Samsung plans to push out a software update for its now-defunct Galaxy Note 7 phone to customers throughout Europe on October 31, the company announced on Tuesday.
The update for the phone, which was prone to catching fire because of problems with its lithium-ion battery, will limit the battery charge to 60 percent of its full capacity.
Wait, you might be thinking, didn't Samsung issue this update a month ago? And hasn't it recalled all Galaxy Note 7s and stopped making the phone altogether? The answers to those questions: yes, yes and yes.
What then is the method behind this madness? It turns out that even though Samsung has used multiple methods to ask people to return their phones, some Galaxy Note 7 owners are hanging onto them.
"The update is the latest measure taken by the company to reduce customer risk and simultaneously drive all remaining Galaxy Note 7 customers in Europe to replace their device immediately," Samsung said in a press release. The company revealed it has already replaced two thirds of Note 7 devices in Europe, but that means the others are still out in the wild.

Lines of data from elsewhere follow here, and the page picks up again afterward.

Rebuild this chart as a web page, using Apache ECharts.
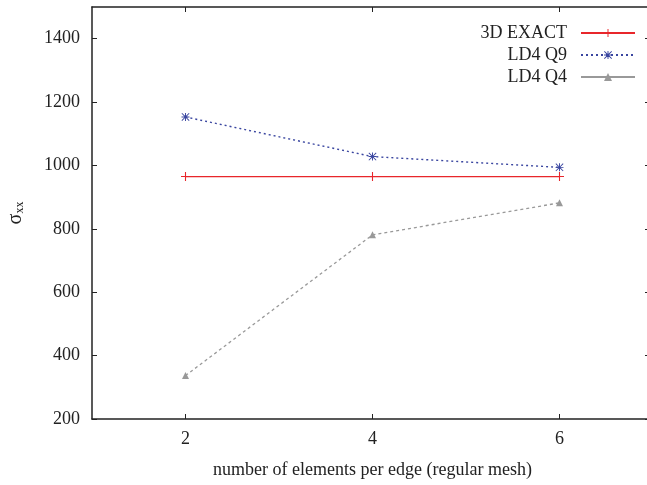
<!DOCTYPE html>
<html>
<head>
<meta charset="utf-8">
<script src="https://cdn.jsdelivr.net/npm/echarts@6/dist/echarts.min.js"></script>
<style>
  html, body { margin: 0; padding: 0; background: #fff; }
  #chart { width: 647px; height: 485px; }
</style>
</head>
<body>
<div id="chart"></div>
<script>
// data
var meshSizes = [2, 4, 6];
var exact3D = [965, 965, 965];
var ld4q9 = [1153, 1028, 994];
var ld4q4 = [337, 781, 882];
var yTicks = [200, 400, 600, 800, 1000, 1200, 1400];

var serif = "Liberation Serif";

// marker shapes
var plusPath = "path://M4.4,0H5.6V4.4H10V5.6H5.6V10H4.4V5.6H0V4.4H4.4Z";
var starPath = "path://M4.4,0H5.6V4.4H10V5.6H5.6V10H4.4V5.6H0V4.4H4.4Z" +
  "M0.8,0L5,4.2L9.2,0L10,0.8L5.8,5L10,9.2L9.2,10L5,5.8L0.8,10L0,9.2L4.2,5L0,0.8Z";

function pairs(xs, ys) {
  return xs.map(function (x, i) { return [x, ys[i]]; });
}

var chart = echarts.init(document.getElementById("chart"));

var axisLine = { show: true, lineStyle: { color: "#222", width: 1.5 } };
function ticks(vals, len) {
  return { show: true, inside: true, length: len || 5, customValues: vals, lineStyle: { color: "#222", width: 1 } };
}
function plain(v) { return String(v); }

var option = {
  animation: false,
  backgroundColor: "#fff",
  textStyle: { fontFamily: serif },
  grid: { left: 92, top: 7, width: 561, bottom: 66, outerBoundsMode: "none", containLabel: false },
  legend: {
    right: 6,
    top: 19,
    orient: "vertical",
    align: "right",
    itemGap: 4,
    itemWidth: 54,
    itemHeight: 10,
    textStyle: { fontFamily: serif, fontSize: 18, color: "#222", padding: [0, 9, 0, 0] },
    data: [
      { name: "3D EXACT" },
      { name: "LD4 Q9" },
      { name: "LD4 Q4", lineStyle: { type: "solid" } }
    ]
  },
  xAxis: [
    {
      type: "value",
      min: 1,
      max: 7,
      position: "bottom",
      axisLine: axisLine,
      axisTick: ticks(meshSizes),
      splitLine: { show: false },
      axisLabel: {
        fontFamily: serif, fontSize: 18, color: "#222", margin: 11,
        customValues: meshSizes, formatter: plain
      },
      name: "number of elements per edge (regular mesh)",
      nameLocation: "middle",
      nameGap: 42,
      nameTextStyle: { fontFamily: serif, fontSize: 18, color: "#222" }
    },
    {
      type: "value",
      min: 1,
      max: 7,
      position: "top",
      axisLine: axisLine,
      axisTick: ticks(meshSizes),
      axisLabel: { show: false },
      splitLine: { show: false }
    }
  ],
  yAxis: [
    {
      type: "value",
      min: 200,
      max: 1500,
      axisLine: axisLine,
      axisTick: ticks(yTicks),
      splitLine: { show: false },
      axisLabel: {
        fontFamily: serif, fontSize: 18, color: "#222", margin: 12,
        customValues: yTicks, formatter: plain
      },
      name: "{a|σ}{b|xx}",
      nameLocation: "middle",
      nameRotate: 90,
      nameGap: 66,
      nameTextStyle: {
        rich: {
          a: { fontFamily: serif, fontSize: 20, color: "#222" },
          b: { fontFamily: serif, fontSize: 12, color: "#222", padding: [9, 0, 0, 0] }
        }
      }
    },
    {
      type: "value",
      min: 200,
      max: 1500,
      position: "right",
      axisLine: { show: false },
      axisTick: ticks(yTicks, 8),
      axisLabel: { show: false },
      splitLine: { show: false }
    }
  ],
  series: [
    {
      name: "3D EXACT",
      type: "line",
      data: pairs(meshSizes, exact3D),
      symbol: plusPath,
      symbolSize: 9,
      lineStyle: { color: "#e8262b", width: 1.2, type: "solid" },
      itemStyle: { color: "#e8262b" }
    },
    {
      name: "LD4 Q9",
      type: "line",
      data: pairs(meshSizes, ld4q9),
      symbol: starPath,
      symbolSize: 8,
      lineStyle: { color: "#3a46a0", width: 1.4, type: [2, 3] },
      itemStyle: { color: "#3a46a0" }
    },
    {
      name: "LD4 Q4",
      type: "line",
      data: pairs(meshSizes, ld4q4),
      symbol: "triangle",
      symbolSize: 7,
      lineStyle: { color: "#999", width: 1.3, type: [3, 3] },
      itemStyle: { color: "#999" }
    }
  ]
};

chart.setOption(option);
</script>
</body>
</html>
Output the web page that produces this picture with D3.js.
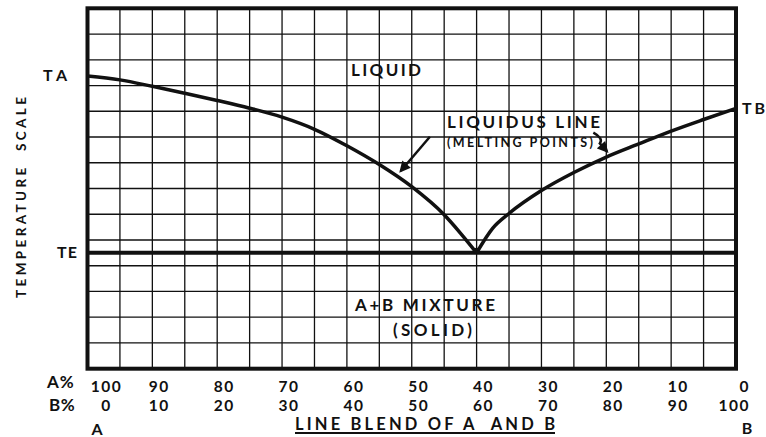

Following both the first and second recalls there's been evidence that some customers are happy to continue using the phone, in spite of the well-publicised risks and even though they definitely won't be allowed to take them on planes. By limiting battery life, Samsung is incentivising those customers to stop, as well as trying to ensure that its phones aren't involved in any further incidents. The company has taken this approach before.
Rewind to September 13 when Samsung issued a similar, if not identical, battery-limiting update to the Note 7 around the time of the first recall.
"The software update was found to effectively minimise customer risk, with no incidents reported among the devices that received this software update," Samsung said on Tuesday.
Samsung is offering all Note 7 owners the opportunity to either exchange their device for another Samsung phone or receive a full refund. If you're still in possession of a Note 7, the company and possibly your network or the shop where you bought the device already should have contacted you to explain how to go about this.
"Our absolute priority continues to be customer safety," Conor Pierce, Samsung's mobile and IT vice president for the UK and Ireland, said in a statement. "This new battery software update is specifically designed to remind all Galaxy Note 7 customers to replace their device at their earliest possible convenience through their local Galaxy Note 7 Replacement Programme."